At 472 square miles, the City of Los Angeles is a global metropolis that could swallow several major U.S. cities within its borders. Fortunately, a sprawling network of freeways connects millions of drivers throughout the widespread regions of LA. In Los Angeles, no one refers to a freeway by its official number, whether it’s in casual conversation or when giving directions. Locals and media alike will usually refer to a freeway by its number, beginning with “the.” So if you ask someone for directions to get from the Hammer Museum in Westwood to Walt Disney Concert Hall in Downtown LA, he or she will likely say, “Take the 405 south to the 10 east to the 110 north.” To help you navigate the city, LA Tourism has compiled a list of key freeways with their numbers and names.

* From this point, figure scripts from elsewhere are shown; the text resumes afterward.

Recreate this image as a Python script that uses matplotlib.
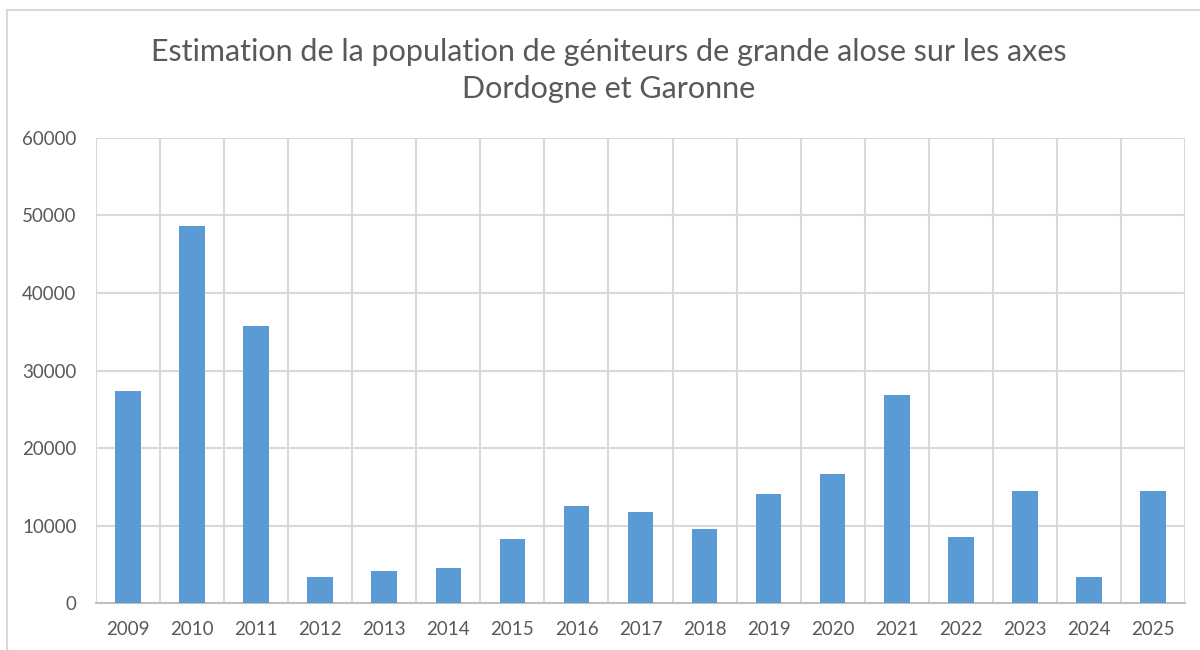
import matplotlib
matplotlib.use("Agg")
import matplotlib.pyplot as plt
import numpy as np
from matplotlib.patches import Rectangle

years = ["2009", "2010", "2011", "2012", "2013", "2014", "2015", "2016", "2017",
         "2018", "2019", "2020", "2021", "2022", "2023", "2024", "2025"]
geniteurs = [27300, 48600, 35700, 3400, 4100, 4550, 8200, 12500, 11700,
             9500, 14100, 16600, 26800, 8500, 14400, 3300, 14500]
y_ticks = [0, 10000, 20000, 30000, 40000, 50000, 60000]

title = "Estimation de la population de géniteurs de grande alose sur les axes\nDordogne et Garonne"

plt.rcParams['font.family'] = ['Lato', 'DejaVu Sans']

fig = plt.figure(figsize=(12, 6.5), dpi=100)
ax = fig.add_axes([0.08, 0.0723, 0.9075, 0.7154])

x = np.arange(len(years))
ax.bar(x, geniteurs, width=0.4, color="#5B9BD5", zorder=3)

ax.set_xlim(-0.5, len(years) - 0.5)
ax.set_ylim(0, 60000)
ax.set_yticks(y_ticks)
ax.set_xticks(x, years)
# vertical gridlines sit between categories, like Excel
ax.set_xticks(np.arange(-0.5, len(years), 1), minor=True)
ax.grid(axis="y", which="major", color="#D9D9D9", linewidth=1.5, zorder=0)
ax.grid(axis="x", which="minor", color="#D9D9D9", linewidth=1.5, zorder=0)
ax.tick_params(axis="both", which="both", length=0, labelsize=13.5, colors="#595959")
ax.tick_params(axis="x", pad=13)
ax.tick_params(axis="y", pad=14)

for side in ["top", "right", "left"]:
    ax.spines[side].set_visible(False)
ax.spines["bottom"].set_color("#BFBFBF")
ax.spines["bottom"].set_linewidth(1.5)

fig.text(0.507, 0.892, title, ha="center", va="center", fontsize=22,
         color="#595959", linespacing=1.4)

# light chart-area frame
fig.patches.append(Rectangle((0.006, -0.05), 1.2, 1.034, transform=fig.transFigure,
                             fill=False, edgecolor="#D9D9D9", linewidth=1.5))

fig.savefig("out.png", dpi=100)
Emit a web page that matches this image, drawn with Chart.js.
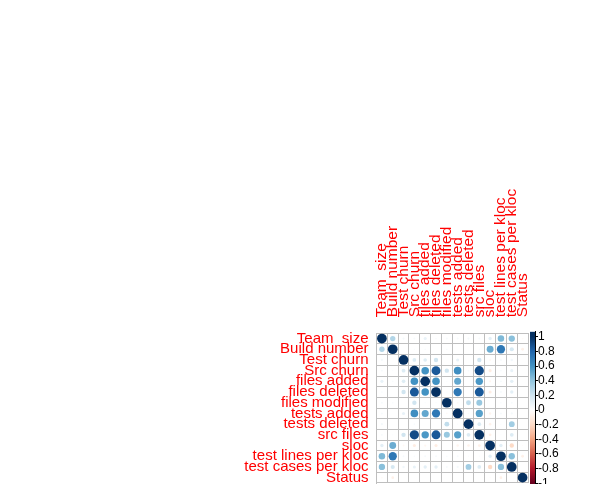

The 405 begins at the 5 freeway in the Mission Hills district of the San Fernando Valley. It travels south through the Valley and passes the Getty Center on its hilltop perch as it crosses over the Sepulveda Pass in the Santa Monica Mountains. The 405 roughly follows the Pacific coastline, with large sections parallel to Sepulveda Boulevard, before it bends from north-south to east-west at the “South Bay Curve” in Torrance. It continues south through Long Beach and Orange County before it re-connects with the 5 freeway at the El Toro Y Interchange in Irvine.
The major east-west interchange between California and Arizona begins at Pacific Coast Highway in Santa Monica. The westernmost section is known as the Santa Monica Freeway from PCH as it crosses the 405 to the East Los Angeles Interchange, southeast of Downtown LA. From there, it’s known as the San Bernardino Freeway as it continues east through the San Gabriel Valley and into San Bernardino.
The 101 is a major north-south coastal route that connects Greater Los Angeles, the Central Coast, the San Francisco Bay Area, and the North Coast. The Ventura Freeway segment begins at the Santa Barbara / Ventura County line northwest of Los Angeles, crossing Ventura County before heading into LA County. It continues along the southern edge of the Valley, crossing the 405 before the Hollywood Split, where the Ventura Freeway changes from US 101 to SR 134. From the Hollywood Split, the 134 continues east through Glendale and Eagle Rock before entering Pasadena. The 134 ends at I-210, aka the Foothill Freeway.
At the Hollywood Split (see above), the 101 transitions from the Ventura Freeway to the Hollywood Freeway and turns south. It passes Universal Studios Hollywood in Studio City and continues through the Cahuenga Pass into Hollywood and Downtown LA. The 101 ends at the East Los Angeles Interchange southeast of Downtown. The 101 continues north of the Hollywood Split as SR 170, passing through the northeastern part of the Valley before connecting with the 5.
The 110 begins as the Arroyo Seco Parkway (SR 110) in Pasadena, the first freeway in California and the western United States. It continues south into Downtown LA, passing Dodger Stadium, STAPLES Center, L.A. LIVE and the Los Angeles Convention Center before it becomes I-110, aka the Harbor Freeway. From there it continues through South Los Angeles to San Pedro and the Port of Los Angeles.
This major north-south route begins at the Mexico border to the south and continues the length of California north into Oregon. The Golden State Freeway section of the 5 passes Six Flags Magic Mountain in Santa Clarita and continues south through Burbank in the Valley. After crossing the Ventura Freeway (see above), the 5 passes the eastern side of Griffith Park before the East Los Angeles Interchange, where it becomes the Santa Ana Freeway. The 5 continues south, passing the Citadel Outlets in Commerce and then Disneyland in Buena Park before it connects with the El Toro Y Interchange in Irvine and heads towards San Diego.